There are some pictures that, once seen, can never be forgotten. This grainy image of desperation and hope, by freelance photographer Warren Richardson, is one of them. No wonder he picked up a prize for it at the 2016 World Press Photo awards.

As I look at this picture I am reminded of three things.

1. The vulnerability of refugees. What terrible suffering drives people to move hundreds of miles on foot across hostile continents with a newborn child and into territories where an uncertain future awaits them? How must they feel to have lost everything that constitutes a normal life, and what a fragile connection must they feel to any meaningful future? Had we been born in a different time and a different place this could have been us too.

2. The fragility of humanity. In a way, this picture represents every human being. We are all thrust – fragile and vulnerable – into a world full of uncertainty. Whatever pillars of security we construct and cling on to, our health, our home, our career, or our wealth, life will eventually prove them all to be transitory and fleeting. And yet, within that context, what a difference a simple act of kindness such as the one pictured can make. The child – we do not even know its gender or name – moves from one caring set of hands to another. Perhaps there is hope after all. Sometimes one small action can change a life.

3. The humility of Christ's birth. Most religious Christmas cards still portray twee nativity scenes with haloed figures in super-clean clothes. For me this picture conveys far more powerfully a sense of how amazing the incarnation is: God, coming in the person of Christ, as a fragile human baby. He too was an infant who was to become a refugee and flee an oppressive regime. Let us never say God does not understand.

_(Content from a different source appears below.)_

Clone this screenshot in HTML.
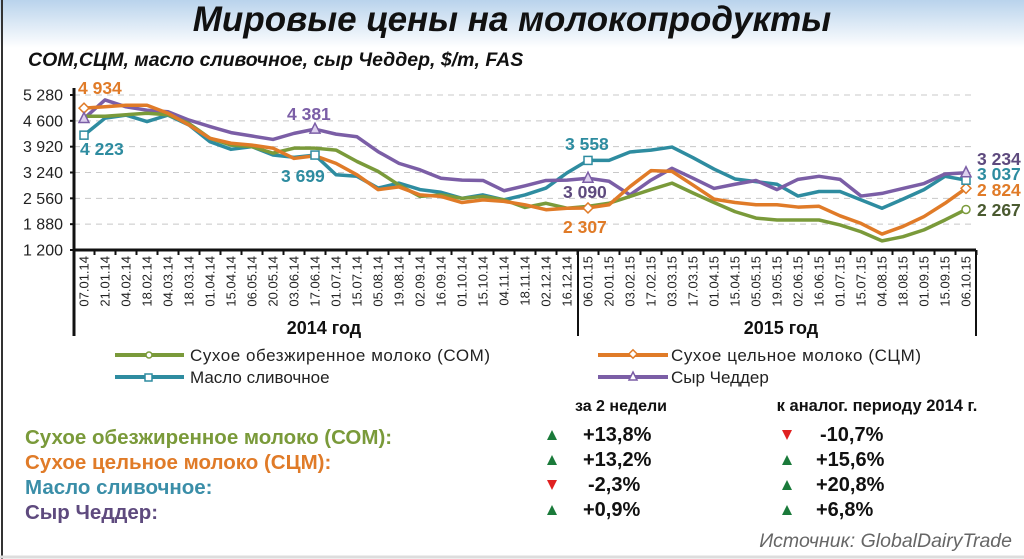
<!DOCTYPE html>
<html><head><meta charset="utf-8"><style>
body{margin:0;width:1024px;height:559px;overflow:hidden;background:#fff;font-family:"Liberation Sans",sans-serif}
svg{display:block}
</style></head><body>
<svg width="1024" height="559" viewBox="0 0 1024 559">
<defs><linearGradient id="hg" x1="0" y1="0" x2="0" y2="1"><stop offset="0" stop-color="#b9d3ec"/><stop offset="1" stop-color="#ffffff"/></linearGradient></defs>
<rect x="0" y="0" width="1024" height="48" fill="url(#hg)"/>
<line x1="2" y1="0" x2="2" y2="559" stroke="#333" stroke-width="2"/>
<text x="512" y="31" text-anchor="middle" font-size="35" font-weight="bold" font-style="italic" fill="#111">Мировые цены на молокопродукты</text>
<text x="28" y="66" font-size="19.5" font-weight="bold" font-style="italic" fill="#111">СОМ,СЦМ, масло сливочное, сыр Чеддер, $/m, FAS</text>
<g id="grid"></g><g id="axes"></g><g id="series"></g><g id="labels"></g>
<g font-size="17" fill="#222">
<line x1="115" y1="355" x2="184" y2="355" stroke="#7a9a3a" stroke-width="4"/><circle cx="149" cy="355" r="3" fill="#fff" stroke="#7a9a3a" stroke-width="1.5"/>
<text x="190" y="361" textLength="300">Сухое обезжиренное молоко (СОМ)</text>
<line x1="598" y1="355" x2="668" y2="355" stroke="#e07b28" stroke-width="4"/><rect x="630" y="351" width="6" height="6" transform="rotate(45 633 354)" fill="#fff" stroke="#e07b28" stroke-width="1.5"/>
<text x="671" y="361" textLength="250">Сухое цельное молоко (СЦМ)</text>
<line x1="115" y1="377" x2="184" y2="377" stroke="#2e8ca0" stroke-width="4"/><rect x="145" y="374" width="7" height="7" fill="#fff" stroke="#2e8ca0" stroke-width="1.5"/>
<text x="190" y="383">Масло сливочное</text>
<line x1="598" y1="377" x2="668" y2="377" stroke="#7b5ea6" stroke-width="4"/><polygon points="633,372 637,380 629,380" fill="#fff" stroke="#7b5ea6" stroke-width="1.5"/>
<text x="671" y="383">Сыр Чеддер</text>
</g>
<g font-weight="bold">
<text x="621" y="411" text-anchor="middle" font-size="16" fill="#111">за 2 недели</text>
<text x="877" y="411" text-anchor="middle" font-size="16.5" fill="#111">к аналог. периоду 2014 г.</text>
<text x="25" y="444" font-size="20.5" fill="#7a9a3a">Сухое обезжиренное молоко (СОМ):</text>
<text x="25" y="469" font-size="20.5" fill="#e07b28">Сухое цельное молоко (СЦМ):</text>
<text x="25" y="494" font-size="20.5" fill="#3a8ea8">Масло сливочное:</text>
<text x="25" y="519" font-size="20.5" fill="#5e4a7e">Сыр Чеддер:</text>
<g font-size="20" fill="#111">
<polygon points="552,430 547,440 557,440" fill="#1a7a3a"/><text x="583" y="441">+13,8%</text>
<polygon points="787,440 782,430 792,430" fill="#e02020"/><text x="820" y="441">-10,7%</text>
<polygon points="552,455 547,465 557,465" fill="#1a7a3a"/><text x="583" y="466">+13,2%</text>
<polygon points="787,455 782,465 792,465" fill="#1a7a3a"/><text x="816" y="466">+15,6%</text>
<polygon points="552,490 547,480 557,480" fill="#e02020"/><text x="588" y="491">-2,3%</text>
<polygon points="787,480 782,490 792,490" fill="#1a7a3a"/><text x="816" y="491">+20,8%</text>
<polygon points="552,505 547,515 557,515" fill="#1a7a3a"/><text x="583" y="516">+0,9%</text>
<polygon points="787,505 782,515 792,515" fill="#1a7a3a"/><text x="816" y="516">+6,8%</text>
</g></g>
<text x="1012" y="547" text-anchor="end" font-size="19.5" font-style="italic" fill="#666">Источник: GlobalDairyTrade</text>
<line x1="0" y1="557" x2="1024" y2="557" stroke="#ddd" stroke-width="3"/>
</svg>
<script>
const dates=["07.01.14","21.01.14","04.02.14","18.02.14","04.03.14","18.03.14","01.04.14","15.04.14","06.05.14","20.05.14","03.06.14","17.06.14","01.07.14","15.07.14","05.08.14","19.08.14","02.09.14","16.09.14","01.10.14","15.10.14","04.11.14","18.11.14","02.12.14","16.12.14","06.01.15","20.01.15","03.02.15","17.02.15","03.03.15","17.03.15","01.04.15","15.04.15","05.05.15","19.05.15","02.06.15","16.06.15","01.07.15","15.07.15","04.08.15","18.08.15","01.09.15","15.09.15","06.10.15"];
const somValues=[4720,4720,4760,4800,4760,4530,4140,3960,3920,3750,3880,3880,3830,3530,3270,2910,2610,2650,2560,2610,2520,2320,2430,2300,2350,2430,2610,2790,2960,2700,2450,2210,2040,1990,1990,1990,1860,1680,1440,1550,1730,1990,2267];
const scmValues=[4934,4970,5010,5010,4800,4490,4140,4010,3960,3880,3610,3680,3480,3180,2790,2860,2650,2610,2450,2520,2480,2390,2260,2300,2307,2390,2870,3290,3270,2910,2540,2450,2390,2390,2330,2350,2100,1900,1620,1820,2080,2430,2824];
const butterValues=[4223,4670,4750,4580,4750,4490,4050,3850,3920,3700,3640,3699,3180,3140,2830,2960,2790,2720,2560,2650,2520,2650,2830,3230,3558,3560,3780,3830,3910,3630,3330,3070,3000,2930,2620,2740,2740,2520,2300,2540,2790,3140,3037];
const cheddarValues=[4660,5150,4970,4880,4840,4620,4450,4290,4200,4110,4270,4381,4250,4180,3790,3480,3310,3090,3040,3030,2760,2890,3030,3040,3090,3010,2650,3040,3350,3090,2820,2930,3030,2790,3060,3140,3060,2620,2690,2820,2950,3200,3234];
const yTicks=[1200,1880,2560,3240,3920,4600,5280];
const yTickLabels=["1 200","1 880","2 560","3 240","3 920","4 600","5 280"];
const NS="http://www.w3.org/2000/svg";
const x=i=>84+i*21.0;
const y=v=>250-(v-1200)/(5280-1200)*155;
function mk(tag,attrs,parent,txt){const e=document.createElementNS(NS,tag);for(const k in attrs)e.setAttribute(k,attrs[k]);if(txt!==undefined)e.textContent=txt;document.getElementById(parent).appendChild(e);return e;}
yTicks.forEach((t,k)=>{
 if(k>0){const g=mk('line',{x1:74,x2:976,y1:y(t),y2:y(t),stroke:'#c8c8c8','stroke-dasharray':'6 5','stroke-width':1},'grid');
 
 }
 const l=mk('text',{x:63,y:y(t)+5.5,'text-anchor':'end','font-size':16,fill:'#222'},'axes',yTickLabels[k]);
 
 
 mk('line',{x1:70,x2:74,y1:y(t),y2:y(t),stroke:'#111','stroke-width':2},'axes');
});
mk('line',{x1:74,x2:74,y1:88,y2:336,stroke:'#111','stroke-width':3},'axes');
mk('line',{x1:74,x2:976,y1:250,y2:250,stroke:'#111','stroke-width':3},'axes');
mk('line',{x1:578,x2:578,y1:250,y2:336,stroke:'#111','stroke-width':2},'axes');
mk('line',{x1:976,x2:976,y1:250,y2:336,stroke:'#111','stroke-width':2},'axes');
dates.forEach((d,i)=>{
 mk('line',{x1:x(i)+10.5,x2:x(i)+10.5,y1:250,y2:255,stroke:'#111','stroke-width':2},'axes');
 const t=mk('text',{x:0,y:0,'font-size':13,fill:'#222','text-anchor':'end',transform:`translate(${x(i)+4.5},256) rotate(-90)`},'axes',d);
 
 
});
const y1=mk('text',{x:324,y:334,'text-anchor':'middle','font-size':18,'font-weight':'bold',fill:'#111'},'axes','2014 год');


const y2=mk('text',{x:781,y:334,'text-anchor':'middle','font-size':18,'font-weight':'bold',fill:'#111'},'axes','2015 год');


const series=[['butter',butterValues,'#2e8ca0'],['cheddar',cheddarValues,'#7b5ea6'],['som',somValues,'#7a9a3a'],['scm',scmValues,'#e07b28']];
series.forEach(([n,vals,c])=>{
 const p=mk('polyline',{points:vals.map((v,i)=>x(i)+','+y(v)).join(' '),fill:'none',stroke:c,'stroke-width':3.5,'stroke-linejoin':'round'},'series');
 
 
});
function marker(n,i,vals,c){const cx=x(i),cy=y(vals[i]);let m;
 if(n==='som')m=mk('circle',{cx,cy,r:4,fill:'#fff',stroke:c,'stroke-width':1.5},'series');
 else if(n==='scm')m=mk('rect',{x:cx-3.5,y:cy-3.5,width:7,height:7,transform:`rotate(45 ${cx} ${cy})`,fill:'#fff',stroke:c,'stroke-width':1.5},'series');
 else if(n==='butter')m=mk('rect',{x:cx-4,y:cy-4,width:8,height:8,fill:'#fff',stroke:c,'stroke-width':1.5},'series');
 else m=mk('polygon',{points:`${cx},${cy-6} ${cx+5},${cy+4} ${cx-5},${cy+4}`,fill:'#ddd0ee',stroke:c,'stroke-width':1.5},'series');
 
 }
[['scm',[0,24,42],scmValues,'#e07b28'],['butter',[0,11,24,42],butterValues,'#2e8ca0'],['cheddar',[0,11,24,42],cheddarValues,'#7b5ea6'],['som',[42],somValues,'#7a9a3a']].forEach(([n,idx,v,c])=>idx.forEach(i=>marker(n,i,v,c)));
const fmt=v=>String(v).replace(/\B(?=(\d{3})+$)/,' ');
const lbls=[[scmValues,0,'#e07b28',78,94],[butterValues,0,'#2e8ca0',80,155],[cheddarValues,11,'#7b5ea6',287,120],[butterValues,11,'#2e8ca0',281,182],[butterValues,24,'#2e8ca0',565,150],[cheddarValues,24,'#5e4a7e',563,198],[scmValues,24,'#e07b28',563,233],[cheddarValues,42,'#5e4a7e',977,165],[butterValues,42,'#2e8ca0',977,180],[scmValues,42,'#e07b28',977,196],[somValues,42,'#4a5a30',977,216]];
lbls.forEach(([v,i,c,lx,ly])=>{const t=mk('text',{x:lx,y:ly,'font-size':17.5,'font-weight':'bold',fill:c},'labels',fmt(v[i]));
 
 });
</script>
</body></html>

In his introduction to the Church of England's book of Advent Bible readings, Sam Wells, vicar of St Martin-in-the-Fields, London, sums it up so well: "God came in Christ to be with you, to groan with your groaning, to ache with your aching, to yearn with your yearning." That's the miracle of the incarnation.

And he continues: "God in Christ suffered on the cross to show you a yearning that is greater even than your yearning, a grieving that is greater even than your grieving, a longing that is greater even than your longing. A yearning and longing for you. Christ rose from the dead to show you how the story ends, that all your pain and agony and tears will be taken up into glory, that all your sadness will be made beautiful and all your waiting will be rewarded."

One of the other iconic war photos of our time is the picture of a naked girl fleeing an American napalm attack in Vietnam. The youngster in that picture – Phan Thị Kim Phúc – later came to faith in Christ. She said: "I still have many scars on my body and severe pain most days but my heart is cleansed. Napalm is very powerful, but faith, forgiveness, and love are much more powerful. We would not have war at all if everyone could learn how to live with true love, hope, and forgiveness."

I pray that one day the little baby in this picture may be able to say the same thing.

David Baker is a former daily newspaper journalist now working as an Anglican minister in Sussex, England.